[systemd-devel] [PATCH] timedated: gather timezone from /etc/localtime sym target
shawn
shawnlandden at gmail.com
Wed Aug 8 14:54:53 PDT 2012
On Wed, 2012-08-08 at 22:56 +0200, Lennart Poettering wrote:
> > static int read_data(void) {
> > int r;
> > + struct stat st;
> >
> > free_data();
> >
> > + r = lstat("/etc/localtime", &st);
> > + if (r < 0) {
> > + log_warning("lstat() of %s failed: %m", "/etc/localtime");
> > + } else if (!S_ISLNK(st.st_mode)) {
> > + log_warning("/etc/localtime should be an absolute symlink to a timezone data file in %s", ZONEINFO_PATH);
> > + } else {
>
> Coding style: "if" blocks containing only one line are generally written
> without {} in the systemd codebase.
fixed
>
> > + char *t;
> > +
> > + r = readlink_malloc("/etc/localtime", &t);
>
> Please invoke this call right-away, don't bother with the lstat() as
> readlink() will return EINVAL anyway if it isn't a symbolic link what
> you are reading. It's good to have this "as atomic as possible"...

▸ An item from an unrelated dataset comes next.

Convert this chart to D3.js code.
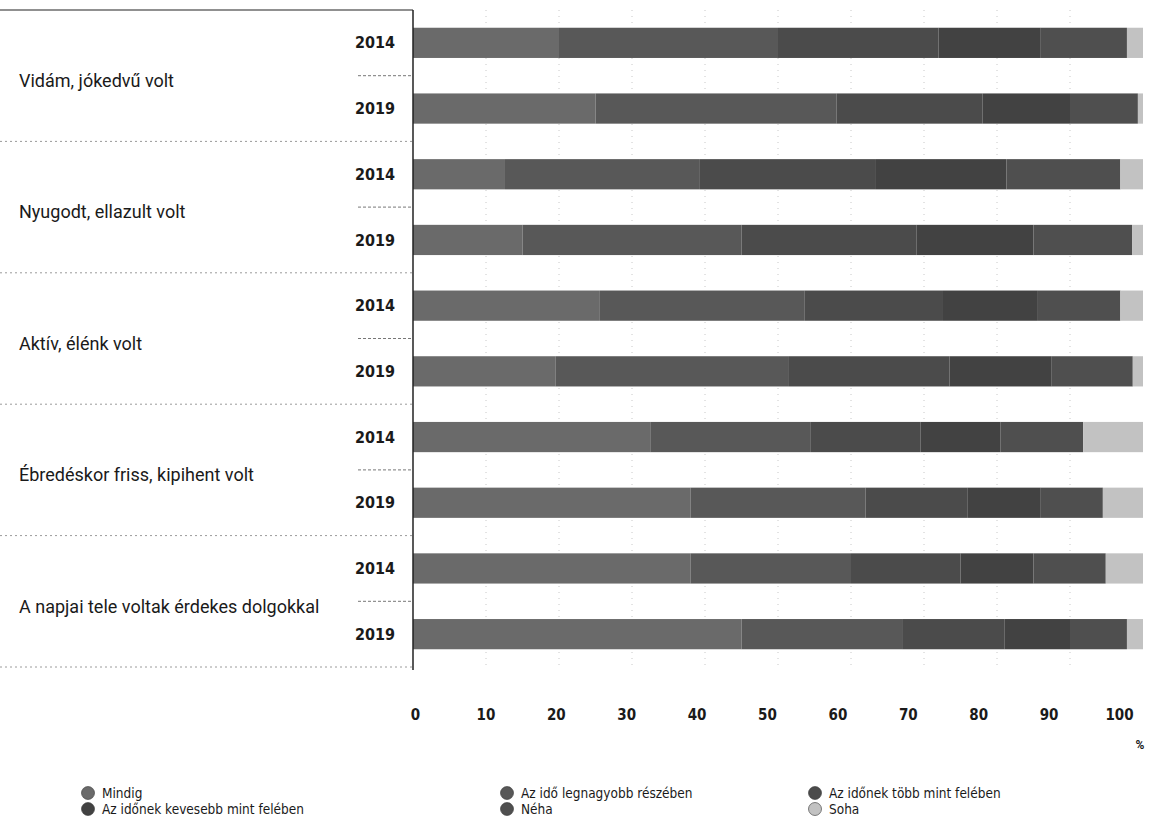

using the EINVAL behavior made it much cleaner, just realized i forgot
to
remove <sys/stat.h>....
>
> Maybe use readlink_and_make_absolute() here? Or even
> readlink_and_canonicalize()? That's the one-stop solution to getting a
> useful file name out of a symlink...
The problem is that canonicalize resolves symlinks inside
of /usr/share/zoneinfo
as is mentioned in the changelog, which ruins the detection of the
timezone.
A hack could be to use
char *o;
...
readlink_and_make_absolute("/etc/localtime", &t);
..
if (!(o = strstr(t, ZONEINFO_PATH)))
...
strdup(o + strlen(ZONEINFO_PATH));
which would make it work for relative symlinks that do not reside
somewhere in /usr,
but seems really nasty over just requiring an absolute symlink.
>
> Hmm, I think it would make sense to write /etc/timezone only if it
> already exists.
I'll look into this, but if its doing that this is a differn't bug that
already exists in the current version when built for Fedora.
>
> Also, we probably should drop the man page timezone(5) at the same time,
> as we are not pushing that anymore then. But maybe we should add
> localtime(5) instead which explains the semantics of the symlink?
Considering that it must be an absolute symlink in the only sane way I
can think to implement it, and that at least Debian currently ship it as
a normal file, I think that would
be sensible.
Does anyone have a sensible way in which to allow symlinks here? The
complicated ways in which ".." works when directories are themselves
symlinks makes me think this is something too complicated.